** BEGIN DATA BLOCK **

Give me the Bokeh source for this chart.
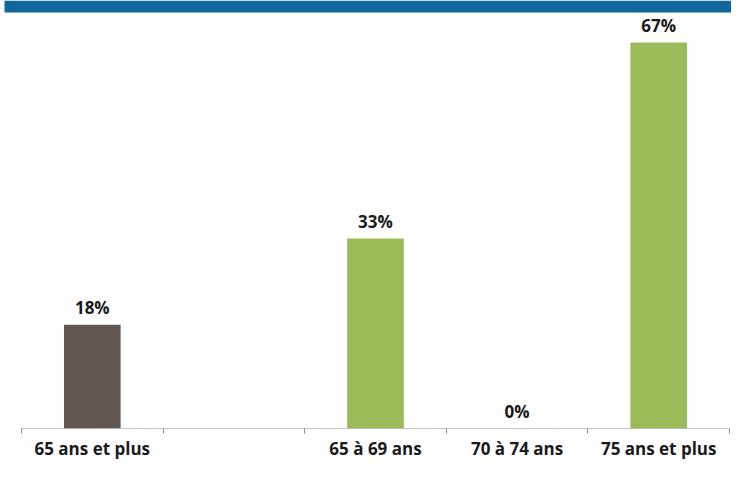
from bokeh.plotting import figure
from bokeh.models import FixedTicker, BoxAnnotation, ColumnDataSource, Range1d
from bokeh.core.properties import value
from bokeh.embed import file_html
from bokeh.resources import INLINE

categories = ["65 ans et plus", "", "65 à 69 ans", "70 à 74 ans", "75 ans et plus"]
values = [18, None, 33, 0, 67]
colors = ["#635850", None, "#9bbb59", "#9bbb59", "#9bbb59"]

xs, ys, cs, labels = [], [], [], []
for i, (v, c) in enumerate(zip(values, colors)):
    if v is None:
        continue
    xs.append(i + 0.5)
    ys.append(v)
    cs.append(c)
    labels.append(f"{v}%")

src = ColumnDataSource(dict(x=xs, top=ys, color=cs, label=labels))

n = len(categories)
W, H = 731, 464
bottom_border = 36
frame_bottom = H - bottom_border       # px from top of canvas
top_bar_px = 42                        # where the tallest bar should end
px_per_unit_y = (frame_bottom - top_bar_px) / max(v for v in values if v is not None)
y_end = frame_bottom / px_per_unit_y
left_px, right_px = 21, 729
px_per_cat = (right_px - left_px) / n
x_start = -left_px / px_per_cat
x_end = n + (W - right_px) / px_per_cat

p = figure(width=W, height=H, output_backend="svg", toolbar_location=None,
           x_range=Range1d(x_start, x_end), y_range=Range1d(0, y_end),
           min_border_left=0, min_border_right=0, min_border_top=0,
           min_border_bottom=bottom_border)
p.outline_line_color = None
p.background_fill_color = "white"
p.border_fill_color = "white"
p.xgrid.visible = False
p.ygrid.visible = False
p.yaxis.visible = False

# blue band at the top
band = BoxAnnotation(bottom=y_end - 12 / px_per_unit_y, top=None,
                     left=x_start + 4 / px_per_cat, right=None,
                     fill_color="#12669e", fill_alpha=1, line_color=None)
p.add_layout(band)

p.vbar(x="x", top="top", width=0.4, fill_color="color", line_color=None, source=src)

# axis baseline across the categories only
p.segment(x0=[0], y0=[0], x1=[n], y1=[0], line_color="#8c8c8c", line_width=1)

p.text(x="x", y="top", text="label", source=src, text_align="center",
       text_baseline="alphabetic", y_offset=-17, text_font=value("Open Sans"),
       text_font_style="bold", text_font_size="17px", text_color="#1a1a1a")

ax = p.xaxis[0]
ax.ticker = FixedTicker(ticks=[i + 0.5 for i in range(n)],
                        minor_ticks=list(range(n + 1)))
ax.major_label_overrides = {i + 0.5: c for i, c in enumerate(categories)}
ax.major_tick_out = 0
ax.major_tick_in = 0
ax.minor_tick_out = 5
ax.minor_tick_in = 0
ax.minor_tick_line_color = "#8c8c8c"
ax.axis_line_color = None
ax.major_label_standoff = 3
ax.major_label_text_font = "Open Sans"
ax.major_label_text_font_style = "bold"
ax.major_label_text_font_size = "17px"
ax.major_label_text_color = "#1a1a1a"

open("out.html", "w").write(file_html(p, INLINE))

** END DATA BLOCK **

== WHAT IS ASKED ==
Reproduce exactly the run of lines that opens the listing and closes with the line holding "x_end = n + (W - right_px) / px_per_cat". Pictures are excluded.

== OUTPUT BELOW ==
Give me the Bokeh source for this chart.
from bokeh.plotting import figure
from bokeh.models import FixedTicker, BoxAnnotation, ColumnDataSource, Range1d
from bokeh.core.properties import value
from bokeh.embed import file_html
from bokeh.resources import INLINE

categories = ["65 ans et plus", "", "65 à 69 ans", "70 à 74 ans", "75 ans et plus"]
values = [18, None, 33, 0, 67]
colors = ["#635850", None, "#9bbb59", "#9bbb59", "#9bbb59"]

xs, ys, cs, labels = [], [], [], []
for i, (v, c) in enumerate(zip(values, colors)):
    if v is None:
        continue
    xs.append(i + 0.5)
    ys.append(v)
    cs.append(c)
    labels.append(f"{v}%")

src = ColumnDataSource(dict(x=xs, top=ys, color=cs, label=labels))

n = len(categories)
W, H = 731, 464
bottom_border = 36
frame_bottom = H - bottom_border       # px from top of canvas
top_bar_px = 42                        # where the tallest bar should end
px_per_unit_y = (frame_bottom - top_bar_px) / max(v for v in values if v is not None)
y_end = frame_bottom / px_per_unit_y
left_px, right_px = 21, 729
px_per_cat = (right_px - left_px) / n
x_start = -left_px / px_per_cat
x_end = n + (W - right_px) / px_per_cat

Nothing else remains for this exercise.